With this technology, we can more easily create and distribute our own movies, while simultaneously contributing to the positive progress of mankind.

With this technology, we can also more easily create and distribute misinformation and ill will, while simultaneously contributing to the retrogression of mankind. (The good vs evil motif.)

If we are to become good tech/web citizens, our first course of action should be to learn how to become good critical thinkers who can ask the right questions about the information we are digesting and publishing online. This starts with teaching ourselves and our youth how to surf through and analyze all the “noise” that is at out fingertips today, as well as teaching ourselves how to create our own movies online in an ethical and thoughtful manner that is geared toward sharing with and helping each other. This sharing via the Internet and Web includes passing on to each other elements of wholesome fun and entertainment; spiritual enlightenment; and valid, authoritative and trustworthy information. Our youth need to be taught these things now, but the education of our youth, for the most part today, seems to be failing in this regard.

Those web-savvy/information-literate/fluent adults who are living longer, healthier, wealthier, and more educated lives bear the responsibility - at the very least - of pointing today’s “net generation” down a creative pathway that will enable them to use technology (as defined earlier) in a way that ultimately contributes to the progress of mankind.

Posted by George Lorenzo on February 2, 2007 at 11:54 AM

Daniel Dennett proposes a solid link between organic complexity and ‘progress’ in two ways. Firstly the phenotypic one, where (e.g.) mammals have more ways than practically any other organism of being able to adapt to changing environments, being warm-blooded, fast, having gripping hands, binocular vision, etc.

Secondly, through having a brain which is complex enough for us to run and test simulations of the world inside our heads, so that ‘our ideas die in our stead’.

I suppose it can be summed up by the fact that when we see trouble coming, we can do something about it before it gets here - witness our moves to slow (or otherwise deal with) climate change. No other animal can even approach this level - although the accompanying ‘ill’ is that we almost certainly created the problem…

If you’ve not seen it, I’d really recommend (at least) the first episode of David Attenborough’s ‘Life of Mammals’ series, which shows just how widely mammals have occupied niches, and just how far our primate brains have come.

We’ll never be able to measure ‘good’ or ‘bad’ because the jury will never be out on what any invention’s full consequences will be. Except at the end of the universe, when we’ll know, but the knowledge will then, ironically, have no practical value. Maybe that’s the idea that the biblical writers were trying to get across with ‘Judgement Day’.

Posted by Christopher Gray on February 2, 2007 at 12:56 PM

I’m reminded, of course, of Robert Frost’s “Our Hold on the Planet,” which ends with these lines:

We may doubt the just proportion of good to ill. There is much in nature against us. But we forget: Take nature altogether since time began, Including human nature, in peace and war, And it must be a little more in favor of man, Say a fraction of one percent at the very least, Or our number living wouldn’t be steadily more, Our hold on the planet wouldn’t have so increased.
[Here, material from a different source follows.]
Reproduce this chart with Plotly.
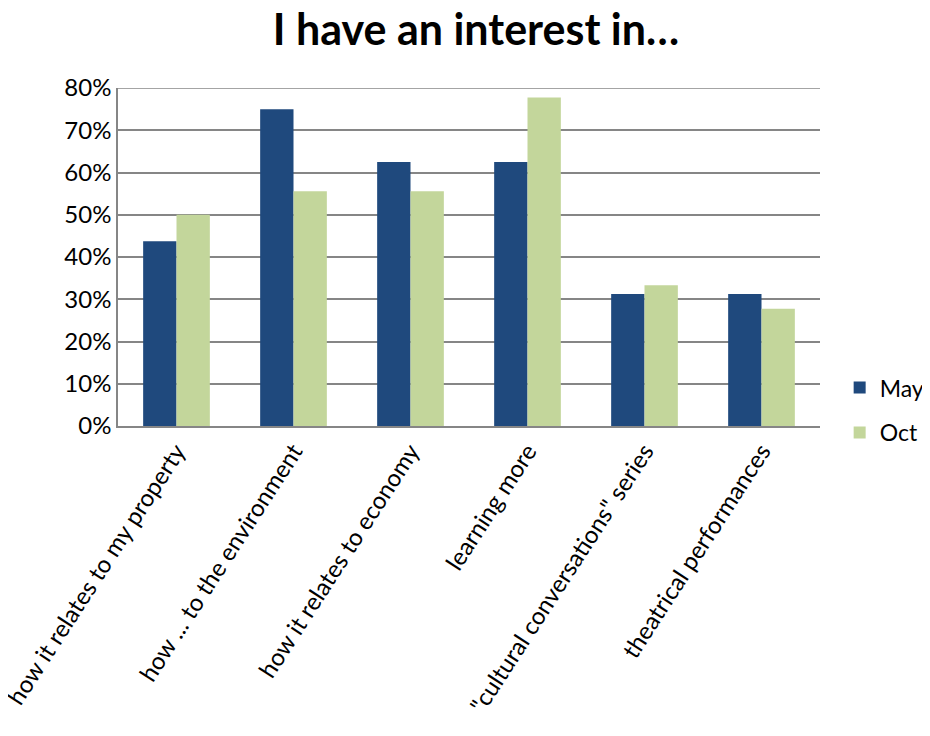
import plotly.graph_objects as go

categories = ["how it relates to my property", "how ... to the environment",
              "how it relates to economy", "learning more",
              "\"cultural conversations\" series", "theatrical performances"]
may_values = [0.4375, 0.75, 0.625, 0.625, 0.3125, 0.3125]
oct_values = [0.50, 0.5556, 0.5556, 0.7778, 0.3333, 0.2778]
tick_vals = [0, 0.1, 0.2, 0.3, 0.4, 0.5, 0.6, 0.7, 0.8]

font_family = "Lato, 'Open Sans', sans-serif"

fig = go.Figure()
fig.add_trace(go.Bar(name="May", x=categories, y=may_values, legendgroup="a",
                     marker=dict(color="#1F497D", line=dict(width=0))))
fig.add_trace(go.Bar(name="Oct", x=categories, y=oct_values, legendgroup="b",
                     marker=dict(color="#C3D69B", line=dict(width=0))))

# page body has an 8px margin, so the figure is sized 16px smaller
fig.update_layout(
    width=914, height=720,
    margin=dict(l=110, r=102, t=80, b=302, autoexpand=False),
    paper_bgcolor="white", plot_bgcolor="white",
    barmode="group", bargap=0.43, bargroupgap=0,
    font=dict(family=font_family, color="black", size=24),
    title=dict(text="<b>I have an interest in…</b>", x=0.512, xanchor="center",
               y=0.97, yanchor="middle", font=dict(size=43, family=font_family)),
    legend=dict(x=1.028, xanchor="left", y=0.047, yanchor="middle",
                font=dict(size=23), tracegroupgap=12, itemsizing="constant",
                itemwidth=30, bgcolor="rgba(0,0,0,0)"),
    xaxis=dict(tickangle=-57, showline=True, linecolor="#868686", linewidth=1.5,
               ticks="", automargin=False, tickfont=dict(size=24)),
    yaxis=dict(range=[0, 0.8], tickvals=tick_vals, tickformat=".0%",
               showgrid=True, gridcolor="#868686", gridwidth=1.5,
               showline=True, linecolor="#868686", linewidth=1.5,
               ticks="", automargin=False, tickfont=dict(size=24), zeroline=False),
)
fig.add_shape(type="line", xref="paper", yref="y", x0=0, x1=1, y0=0.8, y1=0.8,
              line=dict(color="#868686", width=1.5))

fig.write_html("out.html")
That said, much of the progress related to the material well-being of the masses derives from the cheap power (electricity and oil) that flooded the industrial world 100 years ago. We don’t know yet if the cheapness was, to some degree, an illusion - whether we simply pushed the costs off onto future generations. Also, we may find that the egalitarian spread of material wealth in the last century was a historical anomaly. There are signs that cheap computing, in contrast to cheap power, concentrates wealth rather than diffusing it.

Posted by Nick Carr on April 15, 2007 at 11:01 PM

The notion that evolution has any trajectory at all is so controversial in science that it may be useless to prove anything else.
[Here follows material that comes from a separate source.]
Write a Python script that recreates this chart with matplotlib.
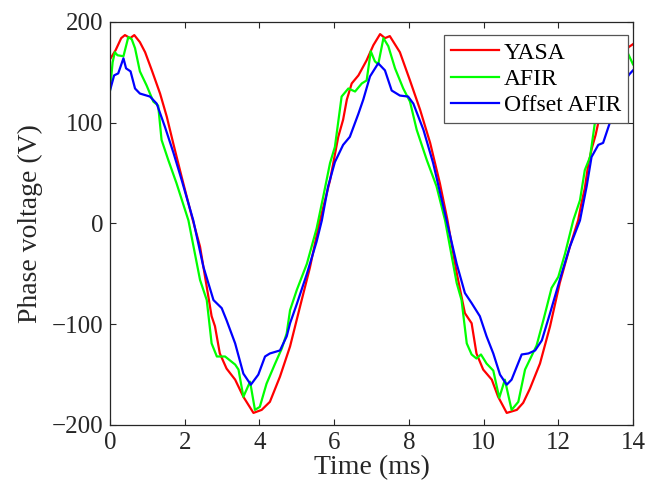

I argue for progress in evolution here:

A Simple Model of Unbounded Evolutionary Versatility as a Largest-Scale Trend in Organismal Evolution

http://arxiv.org/abs/cs.NE/0212021

Posted by Peter Turney on June 6, 2008 at 5:33 PM

Yes indeed, Peter. I’ve been quoting from your two papers (the one above and also “Increasing Evolvability” circa 2000) for years now. And I agree that the evolvability of evolution is the prime cause beneath the other apparent trajectories we see over time. My first phrasing of this is from my 1994 Out of Control is less science and more poetry:

Evolution is a conglomeration of many processes which form a society of evolutions. As evolution has evolved over time, evolution itself has increased in diversity and complexity and evolvability. Change changes itself.

The process of evolution gathers itself up ceaselessly and remakes itself over and over again in time. With every remaking, evolution becomes a process more able to alter itself. It is thus “source and fruition at once.”

The mathematics of evolution is not driving it toward more flamingos, more dandelions, or more of any particular entity. Fecundity is a free by-product of evolution — here, have a few million frogs — rather than a goal. Instead evolution moves in the direction of actualizing itself.

Life is the substrate for evolution. Life provides the raw material of organisms and species which allows evolution to evolve further. Without a parade of complexifying organisms, evolution cannot evolve more evolvability. So evolution generates complexity and diversity and millions of beings and thereby gives itself room to evolve into a more powerful evolver.

Any self-evolver must be a coyote trickster. The trickster is never satisfied in remaking itself. Every time it takes its tail and turns itself inside out, becoming a thing more convoluted, more flexible, more lobed and frilled, more dependent upon itself, it rests less and less before it grabs its tail again.

What does the universe gain by tolerating this relentless evolution accumulating ever more evolvability?

Possibilities, as far as I can see.

And, possibilities suit me fine as a destination.